-- begin DATA SHOWN --

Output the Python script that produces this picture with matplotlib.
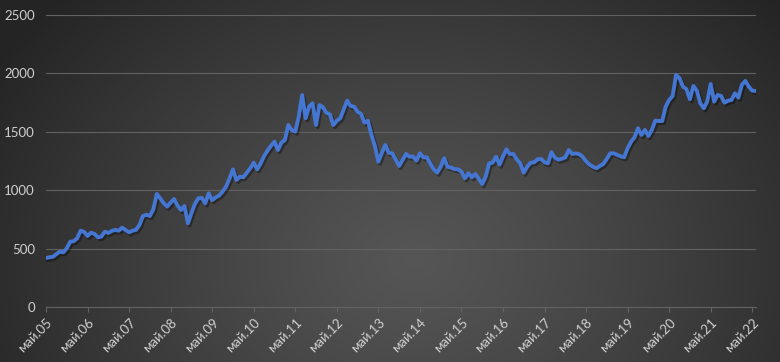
import matplotlib

matplotlib.use("Agg")

import matplotlib.patheffects as pe
import matplotlib.pyplot as plt
import numpy as np

# monthly values
prices = [
    422, 428, 432, 455, 476, 470, 505, 561, 565, 590, 655, 645,
    610, 638, 628, 598, 605, 647, 636, 653, 662, 655, 681, 660,
    641, 655, 662, 704, 781, 791, 781, 838, 969, 932, 890, 861,
    895, 926, 870, 832, 866, 718, 804, 883, 932, 935, 889, 975,
    917, 940, 955, 990, 1031, 1100, 1180, 1089, 1117, 1112, 1150, 1189,
    1237, 1180, 1230, 1294, 1340, 1382, 1417, 1345, 1408, 1431, 1559, 1516,
    1502, 1630, 1816, 1617, 1716, 1745, 1559, 1730, 1711, 1664, 1650, 1559,
    1596, 1616, 1693, 1767, 1722, 1716, 1673, 1653, 1579, 1596, 1474, 1380,
    1245, 1320, 1388, 1322, 1316, 1265, 1209, 1260, 1311, 1288, 1290, 1254,
    1317, 1282, 1282, 1230, 1180, 1151, 1202, 1274, 1202, 1195, 1182, 1180,
    1160, 1103, 1146, 1112, 1140, 1100, 1054, 1117, 1231, 1237, 1288, 1220,
    1290, 1351, 1311, 1311, 1265, 1231, 1151, 1202, 1237, 1240, 1266, 1269,
    1240, 1232, 1326, 1280, 1262, 1270, 1282, 1345, 1311, 1316, 1310, 1288,
    1250, 1220, 1202, 1189, 1209, 1226, 1270, 1317, 1317, 1303, 1290, 1283,
    1360, 1416, 1454, 1531, 1474, 1517, 1465, 1517, 1596, 1593, 1593, 1716,
    1773, 1807, 1987, 1959, 1887, 1865, 1779, 1893, 1853, 1745, 1702, 1759,
    1910, 1759, 1816, 1807, 1750, 1767, 1773, 1830, 1793, 1902, 1936, 1887,
    1853, 1850,
]
tick_labels = [
    "май.05", "май.06", "май.07", "май.08", "май.09", "май.10",
    "май.11", "май.12", "май.13", "май.14", "май.15", "май.16",
    "май.17", "май.18", "май.19", "май.20", "май.21", "май.22",
]
y_ticks = [0, 500, 1000, 1500, 2000, 2500]

W, H = 780, 362
TEXT = "#d0d0d0"
GRID = "#626262"


def _background(w, h):
    yy, xx = np.mgrid[0:h, 0:w]
    dx = (xx - 0.53 * w) / (0.62 * w)
    dy = (yy - 0.72 * h) / (1.05 * h)
    d = np.clip(np.sqrt(dx ** 2 + dy ** 2), 0, 1)
    g = 0.335 - (0.335 - 0.145) * d ** 1.2
    return np.dstack([g, g, g])


def main():
    plt.rcParams["font.family"] = ["Lato", "DejaVu Sans"]
    fig = plt.figure(figsize=(W / 100, H / 100), dpi=100)

    bg = fig.add_axes([0, 0, 1, 1], zorder=-1)
    bg.imshow(_background(W, H), aspect="auto", interpolation="bilinear")
    bg.axis("off")

    ax = fig.add_axes([46 / W, 1 - 307.3 / H, (755.7 - 46) / W, (307.3 - 15) / H])
    ax.set_facecolor("none")

    x = np.arange(len(prices))
    ax.plot(x, prices, color="#4576d2", lw=2.8, solid_joinstyle="round", zorder=3,
            path_effects=[pe.SimpleLineShadow(offset=(1.2, -1.5), shadow_color="black", alpha=0.35),
                          pe.Normal()])

    ax.set_xlim(0, len(prices) - 1)
    ax.set_ylim(0, 2500)
    ax.set_yticks(y_ticks)
    ax.set_yticklabels([str(v) for v in y_ticks])
    ax.set_xticks(np.arange(len(tick_labels)) * 12)
    ax.set_xticklabels(tick_labels, rotation=45, ha="right", va="top", rotation_mode="anchor")

    ax.grid(axis="y", color=GRID, lw=0.8, zorder=1)
    for side in ("left", "right", "top"):
        ax.spines[side].set_visible(False)
    ax.spines["bottom"].set_color(GRID)
    ax.spines["bottom"].set_linewidth(0.8)

    ax.tick_params(axis="y", length=0, pad=8, labelsize=9.5, labelcolor=TEXT)
    ax.tick_params(axis="x", length=3.5, width=0.8, color=GRID, pad=3,
                   labelsize=9.5, labelcolor=TEXT)

    fig.savefig("out.png", dpi=100)


if __name__ == "__main__":
    main()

-- end DATA SHOWN --

**EXERCISE:**
Reproduce all of the material above word for word. Omit the pictures.

**TASK SOLUTION:**
Output the Python script that produces this picture with matplotlib.
import matplotlib

matplotlib.use("Agg")

import matplotlib.patheffects as pe
import matplotlib.pyplot as plt
import numpy as np

# monthly values
prices = [
    422, 428, 432, 455, 476, 470, 505, 561, 565, 590, 655, 645,
    610, 638, 628, 598, 605, 647, 636, 653, 662, 655, 681, 660,
    641, 655, 662, 704, 781, 791, 781, 838, 969, 932, 890, 861,
    895, 926, 870, 832, 866, 718, 804, 883, 932, 935, 889, 975,
    917, 940, 955, 990, 1031, 1100, 1180, 1089, 1117, 1112, 1150, 1189,
    1237, 1180, 1230, 1294, 1340, 1382, 1417, 1345, 1408, 1431, 1559, 1516,
    1502, 1630, 1816, 1617, 1716, 1745, 1559, 1730, 1711, 1664, 1650, 1559,
    1596, 1616, 1693, 1767, 1722, 1716, 1673, 1653, 1579, 1596, 1474, 1380,
    1245, 1320, 1388, 1322, 1316, 1265, 1209, 1260, 1311, 1288, 1290, 1254,
    1317, 1282, 1282, 1230, 1180, 1151, 1202, 1274, 1202, 1195, 1182, 1180,
    1160, 1103, 1146, 1112, 1140, 1100, 1054, 1117, 1231, 1237, 1288, 1220,
    1290, 1351, 1311, 1311, 1265, 1231, 1151, 1202, 1237, 1240, 1266, 1269,
    1240, 1232, 1326, 1280, 1262, 1270, 1282, 1345, 1311, 1316, 1310, 1288,
    1250, 1220, 1202, 1189, 1209, 1226, 1270, 1317, 1317, 1303, 1290, 1283,
    1360, 1416, 1454, 1531, 1474, 1517, 1465, 1517, 1596, 1593, 1593, 1716,
    1773, 1807, 1987, 1959, 1887, 1865, 1779, 1893, 1853, 1745, 1702, 1759,
    1910, 1759, 1816, 1807, 1750, 1767, 1773, 1830, 1793, 1902, 1936, 1887,
    1853, 1850,
]
tick_labels = [
    "май.05", "май.06", "май.07", "май.08", "май.09", "май.10",
    "май.11", "май.12", "май.13", "май.14", "май.15", "май.16",
    "май.17", "май.18", "май.19", "май.20", "май.21", "май.22",
]
y_ticks = [0, 500, 1000, 1500, 2000, 2500]

W, H = 780, 362
TEXT = "#d0d0d0"
GRID = "#626262"


def _background(w, h):
    yy, xx = np.mgrid[0:h, 0:w]
    dx = (xx - 0.53 * w) / (0.62 * w)
    dy = (yy - 0.72 * h) / (1.05 * h)
    d = np.clip(np.sqrt(dx ** 2 + dy ** 2), 0, 1)
    g = 0.335 - (0.335 - 0.145) * d ** 1.2
    return np.dstack([g, g, g])


def main():
    plt.rcParams["font.family"] = ["Lato", "DejaVu Sans"]
    fig = plt.figure(figsize=(W / 100, H / 100), dpi=100)

    bg = fig.add_axes([0, 0, 1, 1], zorder=-1)
    bg.imshow(_background(W, H), aspect="auto", interpolation="bilinear")
    bg.axis("off")

    ax = fig.add_axes([46 / W, 1 - 307.3 / H, (755.7 - 46) / W, (307.3 - 15) / H])
    ax.set_facecolor("none")

    x = np.arange(len(prices))
    ax.plot(x, prices, color="#4576d2", lw=2.8, solid_joinstyle="round", zorder=3,
            path_effects=[pe.SimpleLineShadow(offset=(1.2, -1.5), shadow_color="black", alpha=0.35),
                          pe.Normal()])

    ax.set_xlim(0, len(prices) - 1)
    ax.set_ylim(0, 2500)
    ax.set_yticks(y_ticks)
    ax.set_yticklabels([str(v) for v in y_ticks])
    ax.set_xticks(np.arange(len(tick_labels)) * 12)
    ax.set_xticklabels(tick_labels, rotation=45, ha="right", va="top", rotation_mode="anchor")

    ax.grid(axis="y", color=GRID, lw=0.8, zorder=1)
    for side in ("left", "right", "top"):
        ax.spines[side].set_visible(False)
    ax.spines["bottom"].set_color(GRID)
    ax.spines["bottom"].set_linewidth(0.8)

    ax.tick_params(axis="y", length=0, pad=8, labelsize=9.5, labelcolor=TEXT)
    ax.tick_params(axis="x", length=3.5, width=0.8, color=GRID, pad=3,
                   labelsize=9.5, labelcolor=TEXT)

    fig.savefig("out.png", dpi=100)


if __name__ == "__main__":
    main()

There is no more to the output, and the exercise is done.